In early 2021, the Somali Region hosted 844,642 IDPs, almost entirely Somali in ethnicity. Conflict and climate shocks have been the primary drivers of this displacement. Due to livelihood loss and on-going conflicts, many of the displaced cannot return to their places of origin. This assessment examines three ways in which national and international actors have sought to implement long-term, “durable,” solutions to internal displacement in Ethiopia’s Somali Region: resettlement, relocation, and local integration.

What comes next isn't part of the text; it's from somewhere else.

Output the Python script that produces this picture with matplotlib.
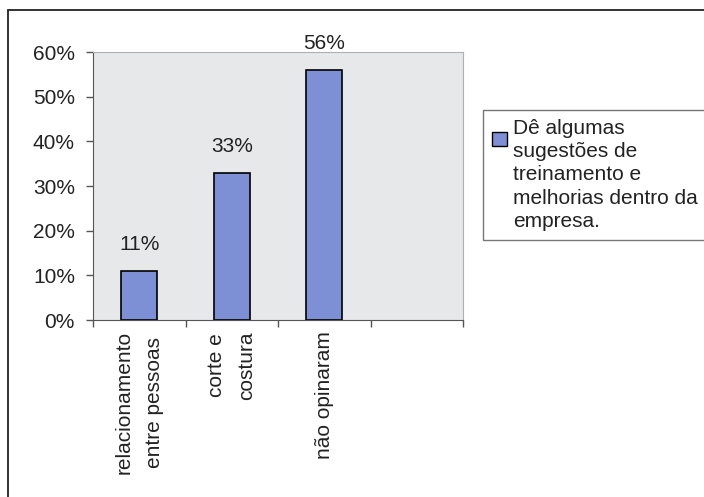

Each example of a durable solution (resettlement, relocation, and local integration) assessed in this report can be considered partially successful in relation to livelihood aspects. The most promising aspects are the extent of local assistance provided to the displaced and the positive relations between displaced people and host communities. On-going challenges and obstacles to long-term durability include limited access to key livelihood inputs, especially land; strain upon shared resources and services; the poverty of the host communities, making long-term support to the displaced unlikely; limited financial resources; inadequate planning and sharing of information with involved parties; and lack of appropriate policies to ensure conflict mitigation, drought mitigation, and support to existing and alternative livelihoods.

A policy brief and a literature review accompany this assessment.

This assessment is part of the Ethiopia Durable Solutions Initiative (DSI), an effort by the Ethiopian government, United Nations agencies, and non-governmental organizations to find long-term solutions to internal displacement. This assessment was funded by the Food and Agriculture Organization (FAO) of the United Nations. Fieldwork using qualitative methods was conducted from April through June 2021.